------ Source excerpt

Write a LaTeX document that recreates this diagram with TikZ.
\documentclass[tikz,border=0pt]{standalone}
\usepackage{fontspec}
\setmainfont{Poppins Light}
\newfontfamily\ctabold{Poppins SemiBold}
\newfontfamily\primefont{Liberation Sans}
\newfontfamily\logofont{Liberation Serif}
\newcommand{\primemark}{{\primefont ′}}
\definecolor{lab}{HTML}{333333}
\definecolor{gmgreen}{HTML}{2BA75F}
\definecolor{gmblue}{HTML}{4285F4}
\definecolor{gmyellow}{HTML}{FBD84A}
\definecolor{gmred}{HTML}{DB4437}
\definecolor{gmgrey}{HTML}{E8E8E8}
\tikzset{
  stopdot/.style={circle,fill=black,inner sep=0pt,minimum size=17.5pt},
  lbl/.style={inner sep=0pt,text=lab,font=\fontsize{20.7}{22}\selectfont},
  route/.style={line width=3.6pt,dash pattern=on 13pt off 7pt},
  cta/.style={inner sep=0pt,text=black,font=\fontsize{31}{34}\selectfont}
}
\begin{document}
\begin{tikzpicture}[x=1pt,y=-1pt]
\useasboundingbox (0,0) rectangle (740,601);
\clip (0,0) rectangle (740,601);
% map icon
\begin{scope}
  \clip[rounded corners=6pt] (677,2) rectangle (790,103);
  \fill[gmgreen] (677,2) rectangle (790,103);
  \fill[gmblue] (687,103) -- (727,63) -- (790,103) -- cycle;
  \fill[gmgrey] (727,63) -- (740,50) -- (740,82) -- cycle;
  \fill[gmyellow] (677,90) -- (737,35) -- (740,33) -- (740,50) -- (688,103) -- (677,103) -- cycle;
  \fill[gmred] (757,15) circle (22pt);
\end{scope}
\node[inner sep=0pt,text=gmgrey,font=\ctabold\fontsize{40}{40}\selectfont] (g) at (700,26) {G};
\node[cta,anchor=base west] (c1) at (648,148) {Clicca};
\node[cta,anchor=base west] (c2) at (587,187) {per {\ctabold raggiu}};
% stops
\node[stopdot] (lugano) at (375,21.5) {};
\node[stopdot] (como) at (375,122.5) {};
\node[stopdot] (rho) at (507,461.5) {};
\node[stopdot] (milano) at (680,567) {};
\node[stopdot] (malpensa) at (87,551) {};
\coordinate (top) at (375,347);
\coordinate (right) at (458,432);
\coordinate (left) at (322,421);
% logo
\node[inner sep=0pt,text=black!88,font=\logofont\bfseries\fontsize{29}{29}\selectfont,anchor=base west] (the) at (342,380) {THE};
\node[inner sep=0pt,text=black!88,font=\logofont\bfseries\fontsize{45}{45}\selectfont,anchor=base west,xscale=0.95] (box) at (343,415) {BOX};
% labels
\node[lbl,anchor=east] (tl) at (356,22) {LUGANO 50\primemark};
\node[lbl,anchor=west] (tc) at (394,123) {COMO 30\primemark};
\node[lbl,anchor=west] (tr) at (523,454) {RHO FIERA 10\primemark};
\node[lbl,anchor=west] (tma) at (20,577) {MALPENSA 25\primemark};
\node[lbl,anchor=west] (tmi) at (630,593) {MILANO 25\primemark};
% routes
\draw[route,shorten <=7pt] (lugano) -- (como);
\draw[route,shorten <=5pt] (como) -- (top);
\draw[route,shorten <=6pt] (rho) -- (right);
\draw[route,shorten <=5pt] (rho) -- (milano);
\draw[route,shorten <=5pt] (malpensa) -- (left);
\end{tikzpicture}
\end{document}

------------

**Goal of the exercise**
Print all the data exactly.

**Written response**
Write a LaTeX document that recreates this diagram with TikZ.
\documentclass[tikz,border=0pt]{standalone}
\usepackage{fontspec}
\setmainfont{Poppins Light}
\newfontfamily\ctabold{Poppins SemiBold}
\newfontfamily\primefont{Liberation Sans}
\newfontfamily\logofont{Liberation Serif}
\newcommand{\primemark}{{\primefont ′}}
\definecolor{lab}{HTML}{333333}
\definecolor{gmgreen}{HTML}{2BA75F}
\definecolor{gmblue}{HTML}{4285F4}
\definecolor{gmyellow}{HTML}{FBD84A}
\definecolor{gmred}{HTML}{DB4437}
\definecolor{gmgrey}{HTML}{E8E8E8}
\tikzset{
  stopdot/.style={circle,fill=black,inner sep=0pt,minimum size=17.5pt},
  lbl/.style={inner sep=0pt,text=lab,font=\fontsize{20.7}{22}\selectfont},
  route/.style={line width=3.6pt,dash pattern=on 13pt off 7pt},
  cta/.style={inner sep=0pt,text=black,font=\fontsize{31}{34}\selectfont}
}
\begin{document}
\begin{tikzpicture}[x=1pt,y=-1pt]
\useasboundingbox (0,0) rectangle (740,601);
\clip (0,0) rectangle (740,601);
% map icon
\begin{scope}
  \clip[rounded corners=6pt] (677,2) rectangle (790,103);
  \fill[gmgreen] (677,2) rectangle (790,103);
  \fill[gmblue] (687,103) -- (727,63) -- (790,103) -- cycle;
  \fill[gmgrey] (727,63) -- (740,50) -- (740,82) -- cycle;
  \fill[gmyellow] (677,90) -- (737,35) -- (740,33) -- (740,50) -- (688,103) -- (677,103) -- cycle;
  \fill[gmred] (757,15) circle (22pt);
\end{scope}
\node[inner sep=0pt,text=gmgrey,font=\ctabold\fontsize{40}{40}\selectfont] (g) at (700,26) {G};
\node[cta,anchor=base west] (c1) at (648,148) {Clicca};
\node[cta,anchor=base west] (c2) at (587,187) {per {\ctabold raggiu}};
% stops
\node[stopdot] (lugano) at (375,21.5) {};
\node[stopdot] (como) at (375,122.5) {};
\node[stopdot] (rho) at (507,461.5) {};
\node[stopdot] (milano) at (680,567) {};
\node[stopdot] (malpensa) at (87,551) {};
\coordinate (top) at (375,347);
\coordinate (right) at (458,432);
\coordinate (left) at (322,421);
% logo
\node[inner sep=0pt,text=black!88,font=\logofont\bfseries\fontsize{29}{29}\selectfont,anchor=base west] (the) at (342,380) {THE};
\node[inner sep=0pt,text=black!88,font=\logofont\bfseries\fontsize{45}{45}\selectfont,anchor=base west,xscale=0.95] (box) at (343,415) {BOX};
% labels
\node[lbl,anchor=east] (tl) at (356,22) {LUGANO 50\primemark};
\node[lbl,anchor=west] (tc) at (394,123) {COMO 30\primemark};
\node[lbl,anchor=west] (tr) at (523,454) {RHO FIERA 10\primemark};
\node[lbl,anchor=west] (tma) at (20,577) {MALPENSA 25\primemark};
\node[lbl,anchor=west] (tmi) at (630,593) {MILANO 25\primemark};
% routes
\draw[route,shorten <=7pt] (lugano) -- (como);
\draw[route,shorten <=5pt] (como) -- (top);
\draw[route,shorten <=6pt] (rho) -- (right);
\draw[route,shorten <=5pt] (rho) -- (milano);
\draw[route,shorten <=5pt] (malpensa) -- (left);
\end{tikzpicture}
\end{document}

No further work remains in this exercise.